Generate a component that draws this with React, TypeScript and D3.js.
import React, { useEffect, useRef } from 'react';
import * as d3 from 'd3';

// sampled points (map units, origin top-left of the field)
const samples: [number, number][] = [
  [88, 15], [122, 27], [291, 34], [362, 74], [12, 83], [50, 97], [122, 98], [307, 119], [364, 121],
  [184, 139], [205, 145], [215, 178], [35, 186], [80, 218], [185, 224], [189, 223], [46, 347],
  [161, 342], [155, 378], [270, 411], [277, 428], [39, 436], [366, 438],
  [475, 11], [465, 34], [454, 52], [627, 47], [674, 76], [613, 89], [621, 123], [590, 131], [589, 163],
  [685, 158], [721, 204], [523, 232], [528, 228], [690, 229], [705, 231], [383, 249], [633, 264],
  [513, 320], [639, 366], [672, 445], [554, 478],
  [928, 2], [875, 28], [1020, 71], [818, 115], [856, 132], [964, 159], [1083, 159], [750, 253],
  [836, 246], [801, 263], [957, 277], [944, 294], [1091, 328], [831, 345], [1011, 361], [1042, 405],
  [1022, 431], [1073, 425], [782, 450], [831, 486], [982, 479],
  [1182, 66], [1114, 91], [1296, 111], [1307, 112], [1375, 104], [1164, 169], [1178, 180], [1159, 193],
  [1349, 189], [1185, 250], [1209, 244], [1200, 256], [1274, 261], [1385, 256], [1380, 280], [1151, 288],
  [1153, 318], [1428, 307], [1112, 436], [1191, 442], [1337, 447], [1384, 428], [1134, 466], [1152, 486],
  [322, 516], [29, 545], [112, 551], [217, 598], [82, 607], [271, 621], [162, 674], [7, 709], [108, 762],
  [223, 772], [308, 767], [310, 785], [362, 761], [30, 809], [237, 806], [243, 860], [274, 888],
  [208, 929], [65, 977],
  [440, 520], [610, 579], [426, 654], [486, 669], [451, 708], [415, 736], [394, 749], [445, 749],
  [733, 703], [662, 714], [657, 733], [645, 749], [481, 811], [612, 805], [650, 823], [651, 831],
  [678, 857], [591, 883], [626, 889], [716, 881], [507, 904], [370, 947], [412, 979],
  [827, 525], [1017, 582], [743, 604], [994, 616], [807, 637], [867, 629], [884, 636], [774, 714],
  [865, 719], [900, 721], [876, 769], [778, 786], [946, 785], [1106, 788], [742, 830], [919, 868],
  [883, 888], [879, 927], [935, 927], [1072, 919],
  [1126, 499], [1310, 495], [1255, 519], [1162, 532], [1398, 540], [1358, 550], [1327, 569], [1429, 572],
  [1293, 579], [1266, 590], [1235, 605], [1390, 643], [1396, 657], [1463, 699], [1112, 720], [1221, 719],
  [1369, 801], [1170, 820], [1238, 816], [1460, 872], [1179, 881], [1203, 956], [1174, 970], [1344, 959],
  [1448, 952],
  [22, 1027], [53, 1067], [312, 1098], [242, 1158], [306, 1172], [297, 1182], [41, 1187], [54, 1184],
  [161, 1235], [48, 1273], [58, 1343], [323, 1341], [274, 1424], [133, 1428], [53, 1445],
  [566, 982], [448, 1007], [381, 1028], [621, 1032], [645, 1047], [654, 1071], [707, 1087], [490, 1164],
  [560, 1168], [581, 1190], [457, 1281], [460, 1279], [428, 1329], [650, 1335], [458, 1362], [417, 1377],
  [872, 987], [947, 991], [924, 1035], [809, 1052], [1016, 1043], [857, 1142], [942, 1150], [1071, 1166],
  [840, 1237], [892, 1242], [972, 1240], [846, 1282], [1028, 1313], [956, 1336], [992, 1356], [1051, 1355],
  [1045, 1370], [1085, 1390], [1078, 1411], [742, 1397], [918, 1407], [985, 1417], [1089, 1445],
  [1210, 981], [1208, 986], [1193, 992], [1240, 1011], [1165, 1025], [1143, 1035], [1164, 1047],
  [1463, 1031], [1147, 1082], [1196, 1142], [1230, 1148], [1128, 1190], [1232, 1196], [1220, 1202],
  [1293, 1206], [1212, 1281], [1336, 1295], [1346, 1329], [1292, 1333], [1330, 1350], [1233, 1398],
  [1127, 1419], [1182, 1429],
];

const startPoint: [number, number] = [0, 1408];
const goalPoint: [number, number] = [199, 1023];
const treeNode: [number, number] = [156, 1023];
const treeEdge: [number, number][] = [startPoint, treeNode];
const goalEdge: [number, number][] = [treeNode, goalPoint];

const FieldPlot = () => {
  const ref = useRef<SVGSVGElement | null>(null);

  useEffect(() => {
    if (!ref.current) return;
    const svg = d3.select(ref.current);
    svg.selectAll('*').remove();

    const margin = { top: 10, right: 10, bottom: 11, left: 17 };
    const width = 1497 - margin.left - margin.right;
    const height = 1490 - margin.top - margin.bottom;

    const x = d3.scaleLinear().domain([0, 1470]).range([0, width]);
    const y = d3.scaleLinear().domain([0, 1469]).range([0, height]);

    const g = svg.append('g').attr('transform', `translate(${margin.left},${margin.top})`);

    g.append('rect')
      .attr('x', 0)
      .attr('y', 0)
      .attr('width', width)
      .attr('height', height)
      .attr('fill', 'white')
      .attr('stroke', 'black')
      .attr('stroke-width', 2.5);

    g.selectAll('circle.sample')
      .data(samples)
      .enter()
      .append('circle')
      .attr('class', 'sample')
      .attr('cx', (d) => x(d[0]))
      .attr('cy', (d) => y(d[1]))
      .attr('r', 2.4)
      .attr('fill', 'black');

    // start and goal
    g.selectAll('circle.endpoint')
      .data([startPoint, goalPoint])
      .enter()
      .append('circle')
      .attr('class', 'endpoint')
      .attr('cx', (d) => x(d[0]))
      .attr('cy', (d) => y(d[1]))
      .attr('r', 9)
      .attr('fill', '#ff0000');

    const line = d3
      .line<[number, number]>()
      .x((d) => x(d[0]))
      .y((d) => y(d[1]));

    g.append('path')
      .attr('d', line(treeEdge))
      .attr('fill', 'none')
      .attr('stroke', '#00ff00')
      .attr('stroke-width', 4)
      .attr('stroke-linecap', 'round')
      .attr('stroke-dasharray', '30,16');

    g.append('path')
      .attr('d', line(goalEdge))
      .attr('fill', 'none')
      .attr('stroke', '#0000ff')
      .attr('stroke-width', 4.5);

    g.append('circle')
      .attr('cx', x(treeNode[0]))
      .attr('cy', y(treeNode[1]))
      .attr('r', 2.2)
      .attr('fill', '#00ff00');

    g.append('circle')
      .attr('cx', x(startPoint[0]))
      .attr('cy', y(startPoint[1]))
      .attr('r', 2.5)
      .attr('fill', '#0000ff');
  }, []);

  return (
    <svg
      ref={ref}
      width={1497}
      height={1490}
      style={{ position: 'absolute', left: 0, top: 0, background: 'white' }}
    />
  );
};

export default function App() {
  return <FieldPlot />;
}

---

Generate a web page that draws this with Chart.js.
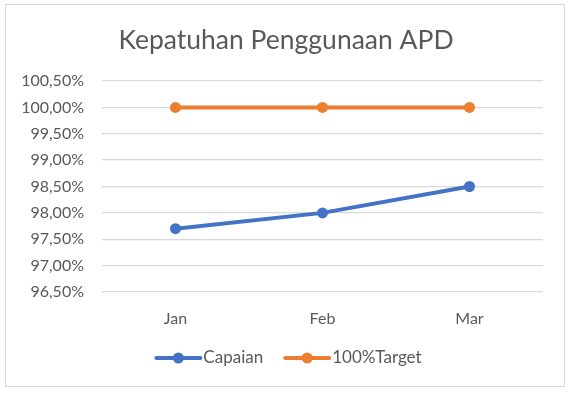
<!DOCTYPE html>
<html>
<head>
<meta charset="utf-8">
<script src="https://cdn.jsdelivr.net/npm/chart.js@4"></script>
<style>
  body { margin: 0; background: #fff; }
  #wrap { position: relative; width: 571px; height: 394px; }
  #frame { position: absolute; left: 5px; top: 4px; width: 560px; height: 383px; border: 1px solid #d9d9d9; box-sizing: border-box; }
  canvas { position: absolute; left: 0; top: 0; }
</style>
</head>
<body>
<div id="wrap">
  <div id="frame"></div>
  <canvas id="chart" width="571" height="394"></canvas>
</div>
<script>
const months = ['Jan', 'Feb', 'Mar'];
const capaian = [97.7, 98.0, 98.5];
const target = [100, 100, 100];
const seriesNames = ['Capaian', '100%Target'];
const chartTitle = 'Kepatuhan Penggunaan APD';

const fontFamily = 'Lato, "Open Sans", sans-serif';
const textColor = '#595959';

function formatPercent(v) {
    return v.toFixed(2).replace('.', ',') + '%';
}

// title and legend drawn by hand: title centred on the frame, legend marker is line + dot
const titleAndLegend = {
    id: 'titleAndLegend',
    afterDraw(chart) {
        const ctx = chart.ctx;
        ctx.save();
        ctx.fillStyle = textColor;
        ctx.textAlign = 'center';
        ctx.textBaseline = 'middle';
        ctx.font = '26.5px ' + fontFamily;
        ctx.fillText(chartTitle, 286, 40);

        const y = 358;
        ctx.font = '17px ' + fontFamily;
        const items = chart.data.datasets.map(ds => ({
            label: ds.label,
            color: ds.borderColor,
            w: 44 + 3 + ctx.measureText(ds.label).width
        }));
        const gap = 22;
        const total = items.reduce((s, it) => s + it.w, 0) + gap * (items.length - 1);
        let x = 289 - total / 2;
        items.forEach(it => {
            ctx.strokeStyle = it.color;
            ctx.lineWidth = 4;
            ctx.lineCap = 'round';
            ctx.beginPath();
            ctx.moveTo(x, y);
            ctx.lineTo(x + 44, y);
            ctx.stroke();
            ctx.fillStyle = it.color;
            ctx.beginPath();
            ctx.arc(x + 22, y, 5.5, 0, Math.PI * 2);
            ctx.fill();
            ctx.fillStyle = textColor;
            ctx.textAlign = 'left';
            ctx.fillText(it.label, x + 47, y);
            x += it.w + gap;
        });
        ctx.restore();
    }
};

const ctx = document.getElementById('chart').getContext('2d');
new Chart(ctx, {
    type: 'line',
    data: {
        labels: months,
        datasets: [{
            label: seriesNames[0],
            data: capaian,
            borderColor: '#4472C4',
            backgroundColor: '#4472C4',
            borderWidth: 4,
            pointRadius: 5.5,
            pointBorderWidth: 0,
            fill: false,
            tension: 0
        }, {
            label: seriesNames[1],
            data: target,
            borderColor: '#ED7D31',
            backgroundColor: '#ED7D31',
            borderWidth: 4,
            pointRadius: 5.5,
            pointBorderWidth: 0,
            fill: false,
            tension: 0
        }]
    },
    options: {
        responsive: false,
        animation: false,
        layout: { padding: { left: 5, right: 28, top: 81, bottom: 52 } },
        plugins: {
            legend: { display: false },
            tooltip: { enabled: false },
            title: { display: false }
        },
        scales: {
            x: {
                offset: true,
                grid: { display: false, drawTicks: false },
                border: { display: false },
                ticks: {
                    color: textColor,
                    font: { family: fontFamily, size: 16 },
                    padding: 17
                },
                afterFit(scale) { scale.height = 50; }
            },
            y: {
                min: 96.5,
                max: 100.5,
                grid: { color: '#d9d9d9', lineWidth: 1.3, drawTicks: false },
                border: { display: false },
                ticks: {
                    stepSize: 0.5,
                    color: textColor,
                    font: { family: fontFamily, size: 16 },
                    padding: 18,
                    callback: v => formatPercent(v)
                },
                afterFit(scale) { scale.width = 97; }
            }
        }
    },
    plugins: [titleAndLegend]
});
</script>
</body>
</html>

--- REQUEST ---
Going back to the data above, write out everything from the line with "Generate a web" down to the line with "ctx.fillText(chartTitle, 286, 40);", both included, leaving every picture out.

--- FULL RESPONSE ---
Generate a web page that draws this with Chart.js.
<!DOCTYPE html>
<html>
<head>
<meta charset="utf-8">
<script src="https://cdn.jsdelivr.net/npm/chart.js@4"></script>
<style>
  body { margin: 0; background: #fff; }
  #wrap { position: relative; width: 571px; height: 394px; }
  #frame { position: absolute; left: 5px; top: 4px; width: 560px; height: 383px; border: 1px solid #d9d9d9; box-sizing: border-box; }
  canvas { position: absolute; left: 0; top: 0; }
</style>
</head>
<body>
<div id="wrap">
  <div id="frame"></div>
  <canvas id="chart" width="571" height="394"></canvas>
</div>
<script>
const months = ['Jan', 'Feb', 'Mar'];
const capaian = [97.7, 98.0, 98.5];
const target = [100, 100, 100];
const seriesNames = ['Capaian', '100%Target'];
const chartTitle = 'Kepatuhan Penggunaan APD';

const fontFamily = 'Lato, "Open Sans", sans-serif';
const textColor = '#595959';

function formatPercent(v) {
    return v.toFixed(2).replace('.', ',') + '%';
}

// title and legend drawn by hand: title centred on the frame, legend marker is line + dot
const titleAndLegend = {
    id: 'titleAndLegend',
    afterDraw(chart) {
        const ctx = chart.ctx;
        ctx.save();
        ctx.fillStyle = textColor;
        ctx.textAlign = 'center';
        ctx.textBaseline = 'middle';
        ctx.font = '26.5px ' + fontFamily;
        ctx.fillText(chartTitle, 286, 40);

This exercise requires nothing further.